Objective: Each line from the top of the listing through the one holding "return (px - ML) / PW" should be restated word for word, with nothing added and no pictures.

Entries shown:
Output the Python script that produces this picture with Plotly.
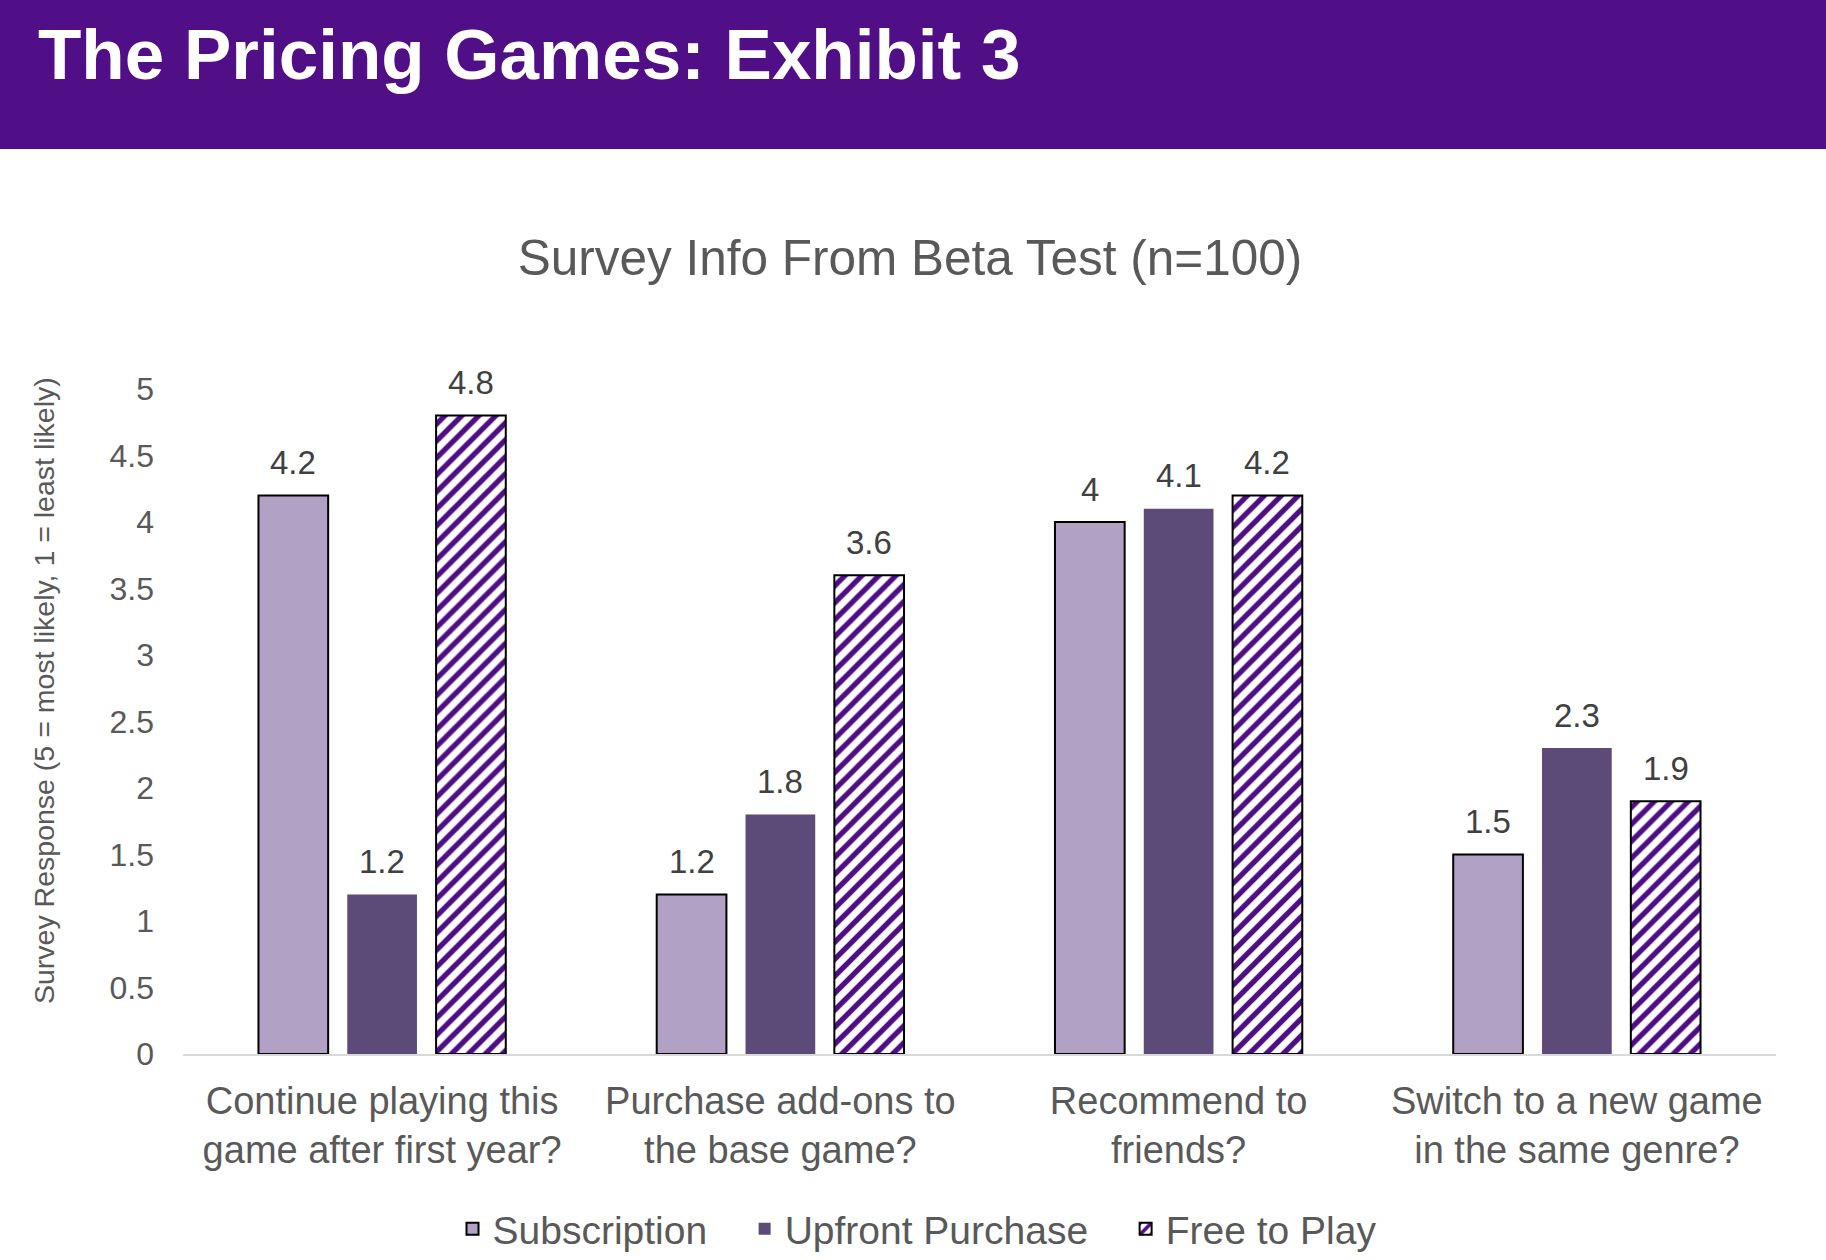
import plotly.graph_objects as go

# ---------------- data ----------------
categories = [
    "Continue playing this<br>game after first year?",
    "Purchase add-ons to<br>the base game?",
    "Recommend to<br>friends?",
    "Switch to a new game<br>in the same genre?",
]
series_names = ["Subscription", "Upfront Purchase", "Free to Play"]
subscription = [4.2, 1.2, 4.0, 1.5]
upfront = [1.2, 1.8, 4.1, 2.3]
free_to_play = [4.8, 3.6, 4.2, 1.9]
y_ticks = [0, 0.5, 1, 1.5, 2, 2.5, 3, 3.5, 4, 4.5, 5]

# ---------------- layout constants ----------------
W, H = 1826, 1260
ML, MR, MT, MB = 183, 50, 389, 206
PW = W - ML - MR
PH = H - MT - MB
FONT = "Liberation Sans, Arial, Helvetica, sans-serif"
GREY = "#595959"
PAD = "&nbsp;" * 3  # extra spacing between legend entries

def px_x(px):
    return (px - ML) / PW

def px_y(py):
    return (H - MB - py) / PH

bar_w = 0.175
pitch = 0.223
offsets = [-pitch, 0.0, pitch]
xs = list(range(len(categories)))

styles = [
    dict(color="#B1A1C5", line=dict(color="#000000", width=2)),
    dict(color="#5C4A78", line=dict(color="#5C4A78", width=0)),
    dict(color="#FFFFFF", line=dict(color="#000000", width=2),
         pattern=dict(shape="/", fgcolor="#4E0E86", bgcolor="#FFFFFF",
                      fgopacity=1, size=12, solidity=0.45,
                      fillmode="replace")),
]
legend_labels = [series_names[0] + PAD, series_names[1] + PAD, series_names[2]]

fig = go.Figure()
all_series = [subscription, upfront, free_to_play]
for name, lbl, vals, off, st in zip(series_names, legend_labels, all_series,
                                    offsets, styles):
    fig.add_trace(go.Bar(
        name=lbl, x=xs, y=vals, width=bar_w, offset=off - bar_w / 2,
        marker=st, hovertemplate=name + ": %{y}<extra></extra>",
    ))

annotations = []
for vals, off in zip(all_series, offsets):
    for i, v in zip(xs, vals):
        annotations.append(dict(
            x=i + off, y=v, xref="x", yref="y", text=f"{v:g}",
            showarrow=False, yanchor="middle", yshift=33,
            font=dict(family=FONT, size=33, color="#404040"),
        ))

# header title
annotations.append(dict(
    x=px_x(36), y=px_y(54), xref="paper", yref="paper",
    text="<b>The Pricing Games: Exhibit 3</b>", showarrow=False,
    xanchor="left", yanchor="middle",
    font=dict(family=FONT, size=71, color="#FFFFFF"),
))
# y-axis title
annotations.append(dict(
    x=px_x(44), y=px_y(691), xref="paper", yref="paper",
    text="Survey Response (5 = most likely, 1 = least likely)",
    showarrow=False, textangle=-90, xanchor="center", yanchor="middle",
    font=dict(family=FONT, size=28.5, color=GREY),
))

shapes = [dict(
    type="rect", xref="paper", yref="paper",
    x0=px_x(-10), x1=px_x(W + 10), y0=px_y(149), y1=px_y(-10),
    fillcolor="#500F86", line=dict(width=0), layer="below",
)]

fig.update_layout(
    width=W, height=H,
    margin=dict(l=ML, r=MR, t=MT, b=MB, autoexpand=False),
    paper_bgcolor="#FFFFFF", plot_bgcolor="#FFFFFF",
    barmode="overlay",
    title=dict(
        text="Survey Info From Beta Test (n=100)",
        x=910 / W, xref="container", xanchor="center",
        y=1 - 258 / H, yref="container", yanchor="middle",
        font=dict(family=FONT, size=49.5, color=GREY),
    ),
    xaxis=dict(
        range=[-0.5, len(categories) - 0.5],
        tickvals=xs, ticktext=categories,
        showgrid=False, zeroline=False,
        showline=True, linecolor="#D9D9D9", linewidth=2,
        ticks="", ticklabelstandoff=12,
        tickfont=dict(family=FONT, size=38, color=GREY),
        fixedrange=True,
    ),
    yaxis=dict(
        range=[0, 5], tickvals=y_ticks,
        ticktext=[f"{t:g}" for t in y_ticks],
        showgrid=False, zeroline=False, showline=False,
        ticks="", ticklabelstandoff=28,
        tickfont=dict(family=FONT, size=32, color=GREY),
        fixedrange=True,
    ),
    legend=dict(
        orientation="h", xref="container", yref="container",
        x=917 / W, xanchor="center", y=1 - 1229 / H, yanchor="middle",
        font=dict(family=FONT, size=39, color=GREY),
        bgcolor="rgba(0,0,0,0)",
    ),
    annotations=annotations,
    shapes=shapes,
    showlegend=True,
)

fig.write_html("out.html")
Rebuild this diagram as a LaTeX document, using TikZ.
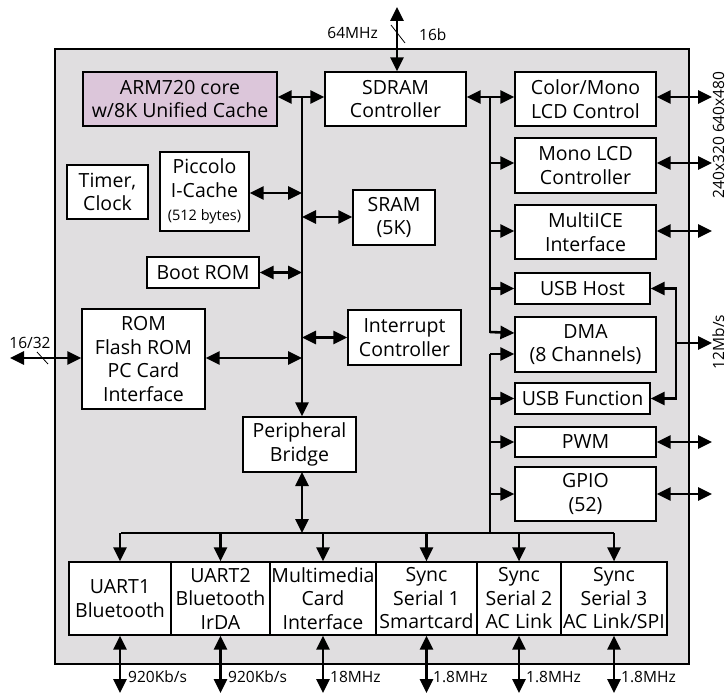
\documentclass[tikz,border=0pt]{standalone}
\usepackage{fontspec}
\setmainfont{Open Sans}
\usetikzlibrary{arrows.meta}
\definecolor{chipgray}{HTML}{E0DEE0}
\definecolor{armfill}{HTML}{DCC6DA}
\begin{document}
\begin{tikzpicture}[x=1pt,y=-1pt,
  box/.style={draw,line width=1.2pt,fill=white,align=center,inner sep=0pt,
    font=\fontsize{19.5}{23.5}\selectfont},
  lbl/.style={font=\fontsize{15.5}{17}\selectfont,inner sep=1pt},
  bus/.style={line width=2.6pt},
  arr/.style={line width=2.6pt,-{Triangle[length=14pt,width=13pt]}},
  darr/.style={line width=2.6pt,{Triangle[length=14pt,width=13pt]}-{Triangle[length=14pt,width=13pt]}},
  slash/.style={line width=0.8pt}]
\useasboundingbox (0,0) rectangle (727,695);
% chip outline
\node[draw,line width=2.6pt,fill=chipgray,minimum width=634pt,minimum height=615pt,inner sep=0pt] (chip) at (372,356.5) {};
% left column
\node[box,fill=armfill,minimum width=194pt,minimum height=54pt] (arm) at (180,99) {ARM720 core\\w/8K Unified Cache};
\node[box,minimum width=81pt,minimum height=54pt] (timer) at (107.5,192) {Timer,\\Clock};
\node[box,minimum width=89pt,minimum height=79pt] (picc) at (204.5,191.5) {Piccolo\\I-Cache\\{\fontsize{14.5}{22}\selectfont(512 bytes)}};
\node[box,minimum width=112pt,minimum height=31pt] (boot) at (203,272.5) {Boot ROM};
\node[box,minimum width=123pt,minimum height=100pt] (rom) at (143.5,359) {ROM\\Flash ROM\\PC Card\\Interface};
\node[box,minimum width=113pt,minimum height=55pt] (bridge) at (299.5,444.5) {Peripheral\\Bridge};
% middle column
\node[box,minimum width=141pt,minimum height=54pt] (sdram) at (395.5,99) {SDRAM\\Controller};
\node[box,minimum width=82pt,minimum height=55pt] (sram) at (394,217.5) {SRAM\\(5K)};
\node[box,minimum width=113pt,minimum height=55pt] (intc) at (404.5,337.5) {Interrupt\\Controller};
% right column
\node[box,minimum width=141pt,minimum height=54pt] (lcdc) at (585.5,99) {Color/Mono\\LCD Control};
\node[box,minimum width=141pt,minimum height=55pt] (lcdm) at (585.5,165.5) {Mono LCD\\Controller};
\node[box,minimum width=141pt,minimum height=54pt] (ice) at (585.5,232) {MultiICE\\Interface};
\node[box,minimum width=135pt,minimum height=31pt] (usbh) at (582.5,288.5) {USB Host};
\node[box,minimum width=141pt,minimum height=55pt] (dma) at (585.5,344.5) {DMA\\(8 Channels)};
\node[box,minimum width=135pt,minimum height=31pt] (usbf) at (582.5,398.5) {USB Function};
\node[box,minimum width=141pt,minimum height=30pt] (pwm) at (585.5,442) {PWM};
\node[box,minimum width=141pt,minimum height=54pt] (gpio) at (585.5,494) {GPIO\\(52)};
% bottom row
\node[box,minimum width=102pt,minimum height=73pt] (u1) at (120,598.5) {UART1\\Bluetooth};
\node[box,minimum width=99pt,minimum height=73pt] (u2) at (220.5,598.5) {UART2\\Bluetooth\\IrDA};
\node[box,minimum width=106pt,minimum height=73pt] (mmc) at (323,598.5) {Multimedia\\Card\\Interface};
\node[box,minimum width=101pt,minimum height=73pt] (ss1) at (426.5,598.5) {Sync\\Serial 1\\Smartcard};
\node[box,minimum width=84pt,minimum height=73pt] (ss2) at (519,598.5) {Sync\\Serial 2\\AC Link};
\node[box,minimum width=106pt,minimum height=73pt] (ss3) at (614,598.5) {Sync\\Serial 3\\AC Link/SPI};

% bus coordinates
\coordinate (mbT) at (302,97);
\coordinate (rbT) at (490,97);
\coordinate (rbL) at (490,354);
\coordinate (pbL) at (121,533);
\coordinate (pbR) at (614,533);
\coordinate (pbM) at (490,533);
\coordinate (extT) at (397,7);
\coordinate (extL) at (10,358);
\coordinate (usbx) at (676,343);
\coordinate (usbo) at (712,343);

% main system bus
\draw[darr] (arm.east |- mbT) -- (sdram.west |- mbT);
\draw[arr] (mbT) -- (mbT |- bridge.north);
\draw[darr] (picc.east |- 0,193) -- (mbT |- 0,193);
\draw[darr] (mbT |- 0,217) -- (sram.west |- 0,217);
\draw[darr] (boot.east) -- (boot.east -| mbT);
\draw[darr] (mbT |- intc.west) -- (intc.west);
\draw[darr] (rom.east |- 0,358) -- (mbT |- 0,358);
% external memory
\draw[darr] (extT) -- (extT |- sdram.north);
\draw[slash] (391,25) -- (405,43);
\node[lbl,anchor=east] (l64) at (379,33) {64MHz};
\node[lbl,anchor=west] (l16) at (418,35) {16b};
\draw[darr] (extL) -- (rom.west |- extL);
\draw[slash] (37,352) -- (48,364);
\node[lbl,anchor=south] (l1632) at (30,350) {16/32};

% right (DMA) bus
\draw[darr] (sdram.east |- rbT) -- (lcdc.west |- rbT);
\draw[bus] (rbT) -- (490,333);
\draw[arr] (rbT |- 0,163) -- (lcdm.west |- 0,163);
\draw[arr] (rbT |- 0,231) -- (ice.west |- 0,231);
\draw[arr] (rbT |- usbh.west) -- (usbh.west);
\draw[arr] (490,332) -- (dma.west |- 0,333);
\draw[arr] (rbL) -- (dma.west |- rbL);
\draw[bus] (rbL) -- (pbM);
\draw[arr] (rbL |- usbf.west) -- (usbf.west);
\draw[arr] (rbL |- pwm.west) -- (pwm.west);
\draw[arr] (rbL |- gpio.west) -- (gpio.west);

% external right
\draw[darr] (lcdc.east |- 0,97) -- (712,97);
\draw[darr] (lcdm.east |- 0,163) -- (712,163);
\draw[darr] (ice.east |- 0,231) -- (712,231);
\draw[darr] (pwm.east) -- (712,442);
\draw[darr] (gpio.east) -- (712,494);
\draw[darr] (usbh.east) -- (usbh.east -| usbx) -- (usbf.east -| usbx) -- (usbf.east);
\draw[arr] (usbx) -- (usbo);
\node[lbl,rotate=90,inner sep=0pt,anchor=south] (l12) at (724.5,342) {12Mb/s};
\node[lbl,rotate=90,inner sep=0pt,anchor=south] (llcd) at (724.5,135) {240x320 640x480};

% peripheral bus
\draw[bus] (pbL) -- (pbR);
\draw[darr] (302,472) -- (302,533);
\foreach \n in {u1,u2,mmc,ss1,ss2,ss3}{
  \draw[arr] (\n.north |- pbL) -- (\n.north);
  \draw[darr] (\n.south) -- (\n.south |- 0,693);
}
\node[lbl,anchor=west] (f1) at (127,677) {920Kb/s};
\node[lbl,anchor=west] (f2) at (227,677) {920Kb/s};
\node[lbl,anchor=west] (f3) at (329,677) {18MHz};
\node[lbl,anchor=west] (f4) at (432,677) {1.8MHz};
\node[lbl,anchor=west] (f5) at (525,677) {1.8MHz};
\node[lbl,anchor=west] (f6) at (620,677) {1.8MHz};
\end{tikzpicture}
\end{document}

Result below:
Output the Python script that produces this picture with Plotly.
import plotly.graph_objects as go

# ---------------- data ----------------
categories = [
    "Continue playing this<br>game after first year?",
    "Purchase add-ons to<br>the base game?",
    "Recommend to<br>friends?",
    "Switch to a new game<br>in the same genre?",
]
series_names = ["Subscription", "Upfront Purchase", "Free to Play"]
subscription = [4.2, 1.2, 4.0, 1.5]
upfront = [1.2, 1.8, 4.1, 2.3]
free_to_play = [4.8, 3.6, 4.2, 1.9]
y_ticks = [0, 0.5, 1, 1.5, 2, 2.5, 3, 3.5, 4, 4.5, 5]

# ---------------- layout constants ----------------
W, H = 1826, 1260
ML, MR, MT, MB = 183, 50, 389, 206
PW = W - ML - MR
PH = H - MT - MB
FONT = "Liberation Sans, Arial, Helvetica, sans-serif"
GREY = "#595959"
PAD = "&nbsp;" * 3  # extra spacing between legend entries

def px_x(px):
    return (px - ML) / PW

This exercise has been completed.